On Mapping Growing Degree-Days (GDD) from Monthly Digital Climatic Surfaces for South Korea
2008
Kim, J.H. (Kyung Hee University, Yongin, Republic of Korea) | Yun, J.I. (Kyung Hee University, Yongin, Republic of Korea), E-mail: [email protected]
The concept of growing degree-days (GDD) is widely accepted as a tool to relate plant growth, development, and maturity to temperature. Information on GDD can be used to predict the yield and quality of several crops, flowering date of fruit trees, and insect activity related to agriculture and forestry. When GDD is expressed on a spatial basis, it helps identify the limits of geographical areas suitable for production of various crops and to evaluate areas agriculturally suitable for new or nonnative plants. The national digital climate maps (NDCM, the fine resolution, gridded climate data for climatological normal years) are not provided on a daily basis but on a monthly basis, prohibiting GDD calculation.
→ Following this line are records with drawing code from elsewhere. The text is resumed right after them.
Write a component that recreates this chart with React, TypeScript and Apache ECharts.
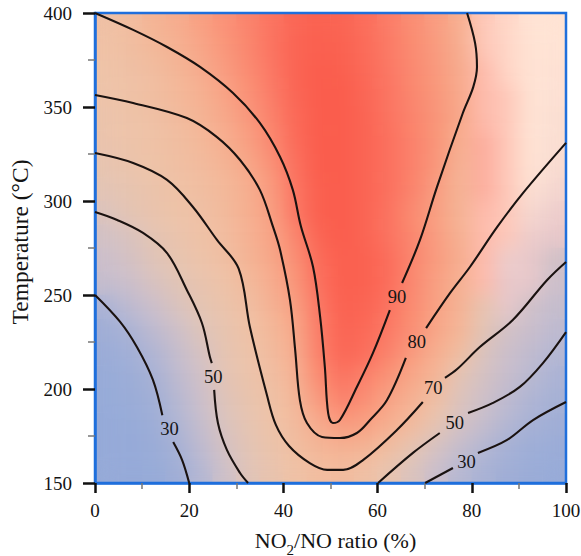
import React, { useEffect, useRef } from 'react';
import * as echarts from 'echarts';

const FONT = 'Liberation Serif';

// heat field: cell centres (x in %, y in °C), rows listed from top (393.75) to bottom (156.25)
const heatX = [2.5, 7.5, 12.5, 17.5, 22.5, 27.5, 32.5, 37.5, 42.5, 47.5, 52.5, 57.5, 62.5, 67.5, 72.5, 77.5, 82.5, 87.5, 92.5, 97.5];
const heatY = [156.25, 168.75, 181.25, 193.75, 206.25, 218.75, 231.25, 243.75, 256.25, 268.75, 281.25, 293.75, 306.25, 318.75, 331.25, 343.75, 356.25, 368.75, 381.25, 393.75];
const heatRows = [
  [52, 55, 61, 65, 72, 78, 84, 91, 96, 98, 97, 93, 87, 80, 73, 64, 108, 109, 110, 110],
  [51, 54, 58, 63, 69, 76, 83, 91, 97, 99, 98, 94, 88, 81, 74, 65, 108, 109, 110, 110],
  [50, 52, 55, 60, 66, 73, 81, 89, 97, 100, 99, 95, 89, 82, 75, 66, 107, 109, 110, 111],
  [49, 51, 54, 58, 63, 70, 78, 87, 96, 100, 100, 96, 90, 83, 76, 67, 107, 108, 110, 111],
  [48, 50, 52, 56, 61, 67, 75, 85, 95, 100, 100, 97, 91, 84, 77, 68, 107, 108, 110, 112],
  [47, 49, 51, 54, 58, 64, 72, 82, 94, 100, 100, 97, 92, 85, 77, 64, 106, 108, 110, 112],
  [45, 48, 50, 53, 56, 61, 68, 78, 92, 100, 100, 97, 92, 85, 76, 62, 106, 108, 110, 113],
  [42, 45, 48, 51, 54, 58, 64, 74, 90, 99, 100, 97, 92, 84, 73, 61, 106, 108, 111, 115],
  [38, 43, 47, 50, 52, 57, 64, 72, 89, 99, 100, 97, 91, 81, 72, 61, 107, 108, 114, 118],
  [33, 37, 43, 47, 51, 55, 62, 70, 83, 97, 100, 97, 91, 83, 73, 63, 107, 108, 118, 120],
  [30, 34, 40, 45, 49, 53, 61, 68, 79, 94, 99, 98, 93, 83, 74, 65, 107, 118, 120, 32],
  [27, 30, 36, 41, 46, 50, 57, 65, 76, 92, 99, 98, 93, 82, 72, 63, 107, 120, 120, 30],
  [15, 24, 30, 37, 43, 48, 53, 62, 72, 89, 98, 97, 91, 81, 71, 62, 45, 120, 31, 27],
  [8, 15, 24, 31, 39, 45, 51, 58, 68, 87, 97, 95, 88, 79, 69, 60, 42, 33, 29, 24],
  [4, 10, 18, 27, 35, 44, 49, 56, 65, 86, 96, 93, 84, 74, 64, 54, 37, 30, 25, 20],
  [2, 5, 13, 24, 32, 42, 48, 53, 62, 81, 91, 85, 77, 68, 60, 42, 34, 28, 22, 15],
  [1, 3, 9, 21, 30, 39, 46, 51, 59, 74, 85, 79, 70, 62, 52, 38, 31, 24, 17, 12],
  [0, 1, 6, 17, 27, 37, 44, 50, 56, 66, 74, 72, 64, 56, 44, 34, 27, 20, 13, 8],
  [0, 0, 3, 12, 24, 34, 42, 48, 54, 60, 63, 61, 54, 44, 35, 27, 20, 13, 7, 4],
  [0, 0, 1, 8, 20, 31, 40, 46, 51, 55, 56, 52, 45, 37, 29, 21, 14, 8, 4, 2],
];
const heatColors = ['#96aad8', '#a2afd6', '#b4b7d3', '#ccbfcb', '#e0c4b8', '#eec3a8', '#f4b697', '#f8a486', '#fa8e74', '#fb7663', '#fa5d4d', '#ffe3d4', '#e8c8ca'];

// contour lines (x %, y °C); each level broken where its label sits
const c90a = [[0, 400], [8.1, 391], [15.3, 381.9], [22.3, 371.3], [29.3, 357.4], [35.0, 341.5], [39.3, 323.4], [42.0, 305.9], [43.7, 286.7], [46.3, 264.9], [47.8, 238.3], [48.8, 211.7], [49.5, 187.2], [50.5, 181.9], [52.0, 183.5], [55.6, 201.1], [59.0, 219.1], [62.6, 242.0]];
const c90b = [[65.2, 256.4], [69.0, 279.3], [72.6, 307.4], [78.1, 346.8], [80.3, 360.6], [81.1, 371.3], [80.7, 384.0], [79.0, 400]];
const c80a = [[0, 356.4], [8.1, 352.1], [19.5, 344.1], [25.9, 334.0], [30.8, 321.8], [35.0, 305.9], [37.8, 286.2], [39.3, 273.9], [41.4, 247.3], [42.5, 220.7], [43.5, 194.1], [45.0, 181.9], [48.2, 174.5], [52.0, 173.9], [55.6, 176.6], [58.4, 183.5], [62.0, 194.1], [66.0, 216.5]];
const c80b = [[70.3, 232.4], [75.4, 251.1], [79.6, 264.9], [85.4, 286.2], [90.9, 304.3], [100, 330.9]];
const c70a = [[0, 325.5], [8.1, 320.2], [15.3, 311.2], [20.8, 296.8], [25.9, 279.3], [30.5, 264.0], [32.9, 232.9], [36.5, 196.8], [38.4, 180.9], [41.2, 169.7], [45.6, 160.6], [49.3, 157.0], [52.7, 157.0], [56.9, 162.2], [64.1, 178.2], [69.6, 193.1]];
const c70b = [[74.3, 205.9], [76.9, 210.6], [81.7, 222.3], [88.7, 236.7], [96.0, 258.0], [100, 267.6]];
const c50La = [[0, 294.1], [4.7, 289.9], [10.2, 283.0], [15.3, 272.3], [19.5, 252.7], [22.7, 235.1], [24.4, 217.0], [24.8, 213.8]];
const c50Lb = [[25.3, 199.5], [26.1, 181.9], [28.0, 167.6], [30.8, 155.3], [32.5, 150]];
const c50Ra = [[60.1, 150], [67.5, 166.0], [73.2, 176.6]];
const c50Rb = [[79.2, 187.2], [84.5, 192.6], [90.2, 201.1], [95.1, 213.8], [100, 230.3]];
const c30La = [[0, 250], [5.3, 235.8], [8.9, 222.3], [12.3, 204.8], [14.3, 186.0]];
const c30Lb = [[16.6, 171.8], [18.5, 162.2], [20.0, 150]];
const c30Ra = [[70.1, 150], [76.0, 158.0]];
const c30Rb = [[81.3, 166.0], [87.5, 172.9], [93.0, 183.5], [100, 193.1]];

// contour labels: [x, y, level]
const contourLabels = [[64.1, 249, 90], [68.3, 225, 80], [71.8, 200.5, 70], [25.1, 206.5, 50], [76.4, 181.9, 50], [15.8, 178.7, 30], [78.9, 161.3, 30]];

const contourSegments = [c90a, c90b, c80a, c80b, c70a, c70b, c50La, c50Lb, c50Ra, c50Rb, c30La, c30Lb, c30Ra, c30Rb];

function heatOption() {
  const data: number[][] = [];
  heatRows.forEach((row, r) => {
    row.forEach((v, c) => data.push([c, heatY.length - 1 - r, v]));
  });
  return {
    animation: false,
    backgroundColor: 'transparent',
    grid: { left: 0, right: 0, top: 0, bottom: 0, outerBoundsMode: 'none' },
    xAxis: { type: 'category', data: heatX.map(String), show: false },
    yAxis: { type: 'category', data: heatY.map(String), show: false },
    visualMap: { show: false, min: 0, max: 120, dimension: 2, inRange: { color: heatColors } },
    series: [{ type: 'heatmap', data, silent: true, itemStyle: { borderWidth: 0 } }],
  };
}

function mainOption() {
  const blue = '#1f6fdc';
  const ink = '#141414';
  const lineSeries = contourSegments.map((seg) => ({
    type: 'line',
    data: seg,
    smooth: 0.35,
    showSymbol: false,
    symbol: 'none',
    silent: true,
    clip: true,
    lineStyle: { color: '#1a1210', width: 2.1 },
    z: 3,
  }));
  const tickLabel = { fontFamily: FONT, fontSize: 19, color: ink };
  return {
    animation: false,
    backgroundColor: 'transparent',
    textStyle: { fontFamily: FONT, color: ink },
    grid: { left: 95, top: 13, width: 471, height: 470, containLabel: false, outerBoundsMode: 'none', show: true, borderColor: blue, borderWidth: 2.5, backgroundColor: 'transparent' },
    xAxis: {
      type: 'value', min: 0, max: 100, interval: 20,
      axisLine: { show: true, lineStyle: { color: blue, width: 2.5 } },
      axisTick: { show: true, length: 10, lineStyle: { color: '#111', width: 2.5 } },
      minorTick: { show: true, splitNumber: 2, length: 6, lineStyle: { color: '#777', width: 1.5 } },
      splitLine: { show: false },
      axisLabel: { ...tickLabel, margin: 18 },
      name: '{n|NO}{s|2}{n|/NO ratio (%)}',
      nameLocation: 'middle',
      nameGap: 40,
      nameTextStyle: {
        fontFamily: FONT, fontSize: 22, color: ink,
        padding: [0, 0, 0, 10],
        rich: {
          n: { fontFamily: FONT, fontSize: 22, lineHeight: 34, color: ink },
          s: { fontFamily: FONT, fontSize: 15, lineHeight: 14, verticalAlign: 'bottom', color: ink },
        },
      },
    },
    yAxis: {
      type: 'value', min: 150, max: 400, interval: 50,
      axisLine: { show: true, lineStyle: { color: blue, width: 2.5 } },
      axisTick: { show: true, length: 12, lineStyle: { color: '#111', width: 2.5 } },
      minorTick: { show: true, splitNumber: 2, length: 7, lineStyle: { color: '#777', width: 1.5 } },
      splitLine: { show: false },
      axisLabel: { ...tickLabel, margin: 23 },
      name: 'Temperature (°C)',
      nameLocation: 'middle',
      nameGap: 63,
      nameTextStyle: { fontFamily: FONT, fontSize: 23.5, color: ink, padding: [0, 0, 0, 12] },
    },
    series: [
      ...lineSeries,
      {
        type: 'scatter',
        data: contourLabels,
        symbolSize: 1,
        silent: true,
        itemStyle: { color: 'rgba(0,0,0,0)', opacity: 1 },
        label: {
          show: true,
          position: 'inside',
          opacity: 1,
          formatter: (p: any) => String(p.value[2]),
          fontFamily: FONT,
          fontSize: 18.5,
          color: ink,
          textBorderWidth: 0,
        },
        z: 4,
      },
    ],
  };
}

export default function App() {
  const sharpRef = useRef<HTMLDivElement>(null);
  const blurRef = useRef<HTMLDivElement>(null);
  const mainRef = useRef<HTMLDivElement>(null);
  useEffect(() => {
    const c1 = echarts.init(sharpRef.current as HTMLDivElement, null, { renderer: 'svg' });
    c1.setOption(heatOption() as any);
    const c2 = echarts.init(blurRef.current as HTMLDivElement, null, { renderer: 'svg' });
    c2.setOption(heatOption() as any);
    const c3 = echarts.init(mainRef.current as HTMLDivElement, null, { renderer: 'svg' });
    c3.setOption(mainOption() as any);
    return () => {
      c1.dispose();
      c2.dispose();
      c3.dispose();
    };
  }, []);
  return (
    <div style={{ position: 'absolute', left: 0, top: 0, width: 581, height: 556, background: '#fff' }}>
      <div style={{ position: 'absolute', left: 95, top: 13, width: 471, height: 470, overflow: 'hidden' }}>
        <div ref={sharpRef} style={{ position: 'absolute', left: 0, top: 0, width: 471, height: 470 }} />
        <div ref={blurRef} style={{ position: 'absolute', left: 0, top: 0, width: 471, height: 470, filter: 'blur(10px)' }} />
      </div>
      <div ref={mainRef} style={{ position: 'absolute', left: 0, top: 0, width: 581, height: 556 }} />
    </div>
  );
}
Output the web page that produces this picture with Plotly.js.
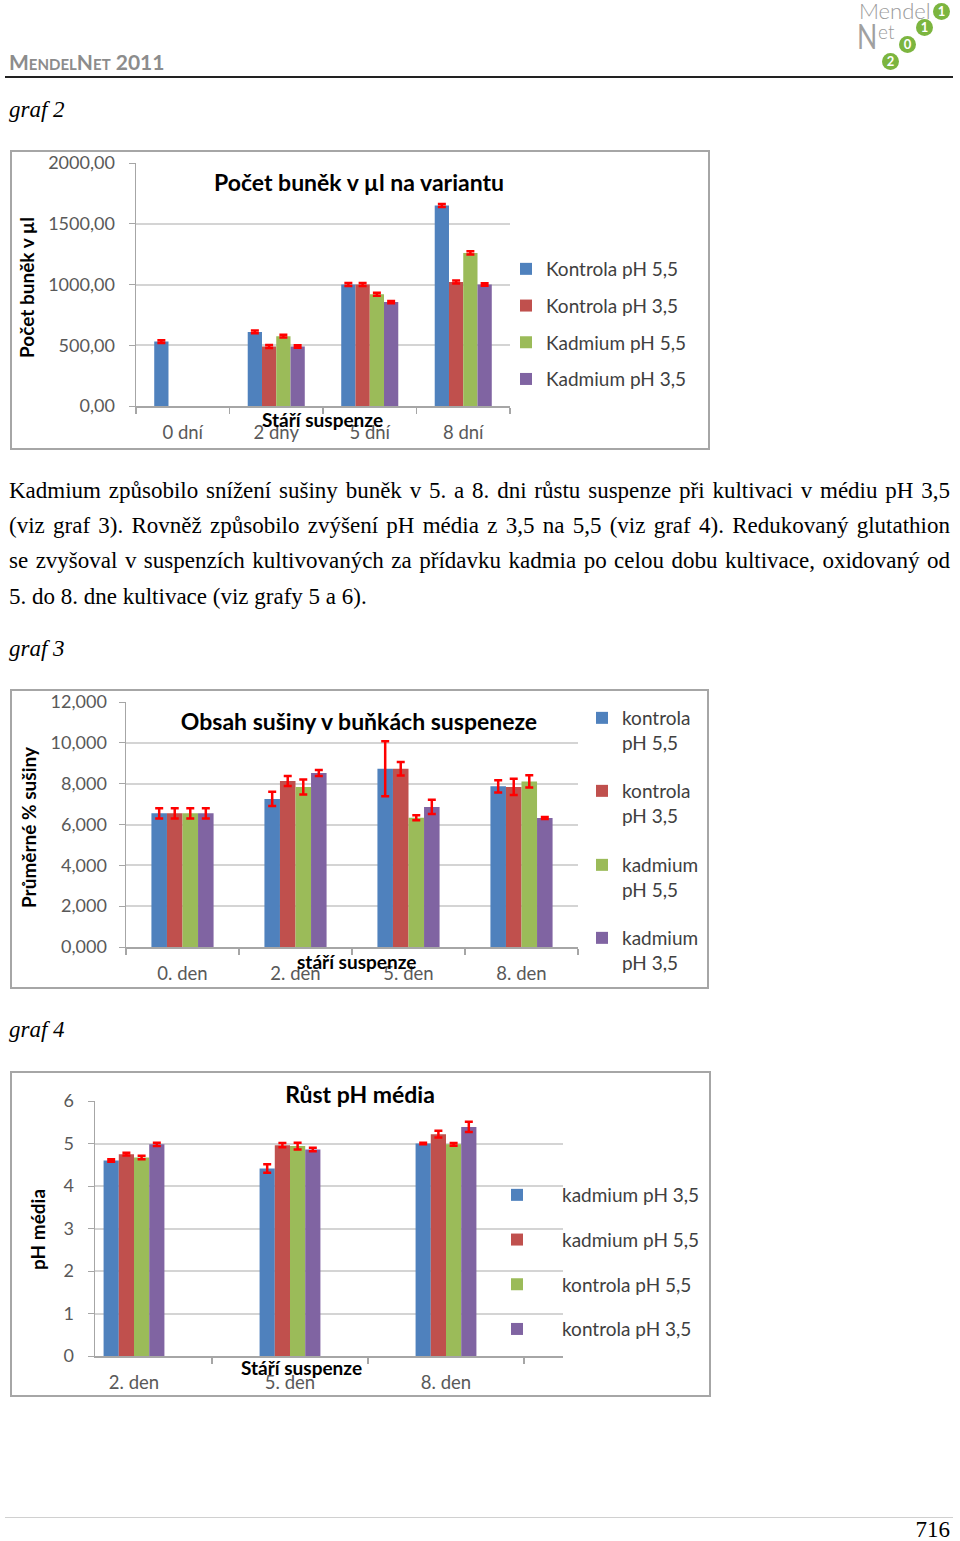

We applied a widely used GDD estimation method based on monthly data to a part of the NDCM (for Hapcheon County) to produce the spatial GDD data for each month with three different base temperatures (0, 5, and 10℃). Synthetically generated daily temperatures from the NCDM were used to calculate GDD over the same area and the deviations were calculated for each month. The monthly-data based GDD was close to the reference GDD using daily data only for the case of base temperature 0℃. There was a consistent overestimation in GDD with other base temperatures. Hence, we estimated spatial GDD with base temperature 0℃ over the entire nation for the current (1971-2000, observed) and three future (2011-2040, 2041-2070, and 2071-2100, predicted) climatological normal years. Our estimation indicates that the annual GDD in Korea may increase by 38% in 2071-2100 compared with that in 1971-2000.